>>>

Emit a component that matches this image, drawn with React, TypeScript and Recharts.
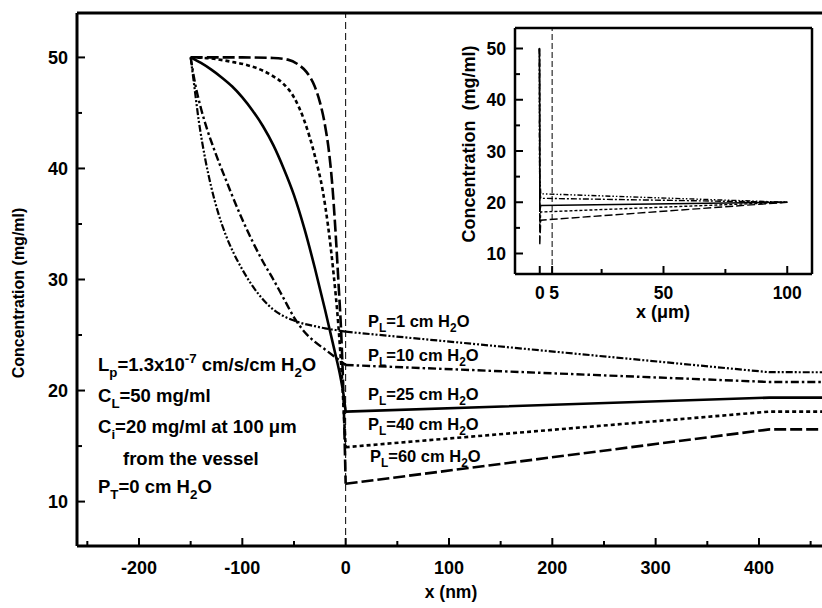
import React from "react";
import { LineChart, Line, XAxis, YAxis, ReferenceLine } from "recharts";

const FONT = '"Liberation Sans", Arial, Helvetica, sans-serif';

// profiles inside the wall, x in nm, concentration in mg/ml
const pl1X = [-150, -147, -142, -136, -130, -124, -116, -108, -100, -90, -80, -70, -60, -50, -40, -30, -20, -10, 0];
const pl1Y = [50, 47.8, 44.2, 40.9, 38.3, 36.2, 34.0, 32.3, 30.9, 29.4, 28.2, 27.3, 26.7, 26.3, 26.0, 25.8, 25.6, 25.45, 25.3];

const pl10X = [-150, -146, -140, -134, -128, -122, -116, -110, -100, -90, -80, -70, -60, -50, -40, -30, -20, -10, 0];
const pl10Y = [50, 47.8, 45.4, 43.5, 41.9, 40.4, 39.0, 37.6, 35.4, 33.4, 31.6, 30.0, 28.3, 26.6, 25.3, 24.4, 23.7, 23.0, 22.3];

const pl25X = [-150, -140, -130, -120, -110, -100, -90, -80, -70, -60, -50, -40, -30, -20, -10, -5, -2, 0];
const pl25Y = [50, 49.5, 48.9, 48.2, 47.4, 46.4, 45.2, 43.8, 42.1, 40.0, 37.6, 34.6, 31.1, 27.3, 23.3, 21.2, 19.6, 18.1];

const pl40X = [-150, -130, -110, -95, -80, -70, -60, -50, -40, -30, -22, -17, -12, -7, -3, -1, 0];
const pl40Y = [50, 49.9, 49.6, 49.3, 48.8, 48.3, 47.6, 46.4, 44.3, 41.2, 37.9, 34.8, 30.8, 25.8, 20.2, 16.6, 14.9];

const pl60X = [-150, -100, -70, -56, -45, -38, -30, -25, -20, -16, -13, -10, -7, -4, -2, -1, 0];
const pl60Y = [50, 50, 49.95, 49.8, 49.3, 48.7, 47.4, 46.0, 43.9, 41.4, 38.6, 34.6, 29.8, 24.5, 19.2, 15.6, 11.6];

// tissue side: x = 0, kink near 410 nm, and 100 um where C_i = 20 mg/ml
const farX = [0, 410, 100000];
const pl1Far = [25.3, 21.65, 20];
const pl10Far = [22.3, 20.77, 20];
const pl25Far = [18.1, 19.36, 20];
const pl40Far = [14.9, 18.1, 20];
const pl60Far = [11.6, 16.5, 20];

const pressures = ["1", "10", "25", "40", "60"];

const mainXTicks = [-250, -200, -150, -100, -50, 0, 50, 100, 150, 200, 250, 300, 350, 400, 450];
const mainXMajor = [-200, -100, 0, 100, 200, 300, 400];
const yTicks = [10, 15, 20, 25, 30, 35, 40, 45, 50];
const yMajor = [10, 20, 30, 40, 50];
const insetXTicks = [0, 5, 25, 50, 75, 100];
const insetXMajor = [0, 5, 50, 100];

const pts = (xs: number[], ys: number[], k = 1) => xs.map((x, i) => ({ x: x * k, y: ys[i] }));

const series = [
  { near: pts(pl1X, pl1Y), far: pts(farX, pl1Far), dash: "7 2 2 2 2 2", insetDash: "5 2 1.5 2 1.5 2", w: 2.2 },
  { near: pts(pl10X, pl10Y), far: pts(farX, pl10Far), dash: "8 3 2.5 3", insetDash: "6 2 2 2", w: 2.4 },
  { near: pts(pl25X, pl25Y), far: pts(farX, pl25Far), dash: undefined, insetDash: undefined, w: 2.6 },
  { near: pts(pl40X, pl40Y), far: pts(farX, pl40Far), dash: "4 3", insetDash: "3 2", w: 2.6 },
  { near: pts(pl60X, pl60Y), far: pts(farX, pl60Far), dash: "12 4", insetDash: "8 3", w: 2.6 },
];

const insetSeries = series.map((s) => ({
  ...s,
  all: [...s.near, ...s.far.slice(1)].map((p) => ({ x: p.x / 1000, y: p.y })),
}));

const txt = (size: number): React.CSSProperties => ({
  fontFamily: FONT,
  fontWeight: "bold",
  fontSize: size,
  fill: "#000",
});

function BottomTick(props: any) {
  const { x, y, payload, major, off, size } = props;
  const v = payload.value;
  const isMajor = major.includes(v);
  return (
    <g>
      <line x1={x} x2={x} y1={y} y2={y - (isMajor ? 8 : 5)} stroke="#000" strokeWidth={2} />
      {isMajor && (
        <text x={x + (v === 5 ? 2 : 0)} y={y + off} textAnchor="middle" style={txt(size)}>
          {v}
        </text>
      )}
    </g>
  );
}

function LeftTick(props: any) {
  const { x, y, payload, size } = props;
  const v = payload.value;
  const isMajor = yMajor.includes(v);
  return (
    <g>
      <line x1={x} x2={x + (isMajor ? 8 : 5)} y1={y} y2={y} stroke="#000" strokeWidth={2} />
      {isMajor && (
        <text x={x - 9} y={y + 6.5} textAnchor="end" style={txt(size)}>
          {v}
        </text>
      )}
    </g>
  );
}

// parts: [text, 0 normal | 1 subscript | -1 superscript]
function Rich({ x, y, size, parts }: { x: number; y: number; size: number; parts: [string, number][] }) {
  const shift = (k: number) => (k === 1 ? size * 0.32 : k === -1 ? -size * 0.42 : 0);
  let prev = 0;
  return (
    <text x={x} y={y} style={txt(size)}>
      {parts.map(([t, k], i) => {
        const dy = shift(k) - shift(prev);
        prev = k;
        return (
          <tspan key={i} dy={dy} style={k !== 0 ? { fontSize: size * 0.72 } : undefined}>
            {t}
          </tspan>
        );
      })}
    </text>
  );
}

function Overlay() {
  const plY = [327, 361, 400, 430, 462];
  return (
    <svg width={822} height={608} style={{ position: "absolute", left: 0, top: 0, pointerEvents: "none" }}>
      <text transform="translate(24,293) rotate(-90)" textAnchor="middle" style={txt(16)}>
        Concentration (mg/ml)
      </text>
      <text x={451} y={598} textAnchor="middle" style={txt(17.5)}>x (nm)</text>
      <text transform="translate(475,144) rotate(-90)" textAnchor="middle" style={txt(18)}>
        {"Concentration\u00a0 (mg/ml)"}
      </text>
      <text x={663} y={318} textAnchor="middle" style={txt(18)}>x (μm)</text>

      {pressures.map((p, i) => (
        <Rich
          key={p}
          x={i === 4 ? 370 : 368}
          y={plY[i]}
          size={16.5}
          parts={[["P", 0], ["L", 1], [`=${p} cm H`, 0], ["2", 1], ["O", 0]]}
        />
      ))}

      <Rich
        x={98}
        y={371}
        size={18.5}
        parts={[["L", 0], ["p", 1], ["=1.3x10", 0], ["-7", -1], [" cm/s/cm H", 0], ["2", 1], ["O", 0]]}
      />
      <Rich x={98} y={402} size={18.5} parts={[["C", 0], ["L", 1], ["=50 mg/ml", 0]]} />
      <Rich x={98} y={433} size={18.5} parts={[["C", 0], ["i", 1], ["=20 mg/ml at 100 μm", 0]]} />
      <text x={123} y={465} style={txt(18.5)}>from the vessel</text>
      <Rich x={98} y={493} size={18.5} parts={[["P", 0], ["T", 1], ["=0 cm H", 0], ["2", 1], ["O", 0]]} />
    </svg>
  );
}

export default function App() {
  return (
    <div style={{ position: "absolute", left: 0, top: 0, width: 822, height: 608, background: "#fff" }}>
      <LineChart width={822} height={608} margin={{ top: 13, right: 0, bottom: 0, left: 0 }}>
        <XAxis
          type="number"
          dataKey="x"
          domain={[-260, 461]}
          allowDataOverflow
          ticks={mainXTicks}
          interval={0}
          height={62}
          tickSize={0}
          tickMargin={0}
          tickLine={false}
          axisLine={{ stroke: "#000", strokeWidth: 3 }}
          tick={(p: any) => <BottomTick {...p} major={mainXMajor} off={27.5} size={18} />}
        />
        <YAxis
          type="number"
          dataKey="y"
          domain={[6, 54]}
          allowDataOverflow
          ticks={yTicks}
          interval={0}
          width={77}
          tickSize={0}
          tickMargin={0}
          tickLine={false}
          axisLine={{ stroke: "#000", strokeWidth: 3 }}
          tick={(p: any) => <LeftTick {...p} size={18} />}
        />
        <ReferenceLine y={54} stroke="#000" strokeWidth={3} />
        <ReferenceLine x={0} stroke="#000" strokeWidth={1} strokeDasharray="7 4" />
        {series.map((s, i) => (
          <Line
            key={`n${i}`}
            data={s.near}
            dataKey="y"
            type="monotone"
            dot={false}
            stroke="#000"
            strokeWidth={s.w}
            strokeDasharray={s.dash}
            isAnimationActive={false}
          />
        ))}
        {series.map((s, i) => (
          <Line
            key={`f${i}`}
            data={s.far}
            dataKey="y"
            type="linear"
            dot={false}
            stroke="#000"
            strokeWidth={s.w}
            strokeDasharray={s.dash}
            isAnimationActive={false}
          />
        ))}
      </LineChart>

      <div style={{ position: "absolute", left: 440, top: 0 }}>
        <LineChart width={382} height={340} margin={{ top: 28, right: 10, bottom: 0, left: 0 }}>
          <XAxis
            type="number"
            dataKey="x"
            domain={[-10, 110]}
            allowDataOverflow
            ticks={insetXTicks}
            interval={0}
            height={66}
            tickSize={0}
            tickMargin={0}
            tickLine={false}
            axisLine={{ stroke: "#000", strokeWidth: 2.5 }}
            tick={(p: any) => <BottomTick {...p} major={insetXMajor} off={25} size={17.5} />}
          />
          <YAxis
            type="number"
            dataKey="y"
            domain={[6, 54]}
            allowDataOverflow
            ticks={yTicks}
            interval={0}
            width={75}
            tickSize={0}
            tickMargin={0}
            tickLine={false}
            axisLine={{ stroke: "#000", strokeWidth: 2.5 }}
            tick={(p: any) => <LeftTick {...p} size={17.5} />}
          />
          <ReferenceLine y={54} stroke="#000" strokeWidth={2.5} />
          <ReferenceLine x={110} stroke="#000" strokeWidth={2.5} />
          <ReferenceLine x={5} stroke="#000" strokeWidth={1} strokeDasharray="6 3" />
          {insetSeries.map((s, i) => (
            <Line
              key={`i${i}`}
              data={s.all}
              dataKey="y"
              type="linear"
              dot={false}
              stroke="#000"
              strokeWidth={1.4}
              strokeDasharray={s.insetDash}
              isAnimationActive={false}
            />
          ))}
        </LineChart>
      </div>

      <Overlay />
    </div>
  );
}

<<<

*THE PROBLEM:* For this exercise, gather every line of the data that contains the word "React".

*WRITTEN ANSWER:*
Emit a component that matches this image, drawn with React, TypeScript and Recharts.
import React from "react";
const txt = (size: number): React.CSSProperties => ({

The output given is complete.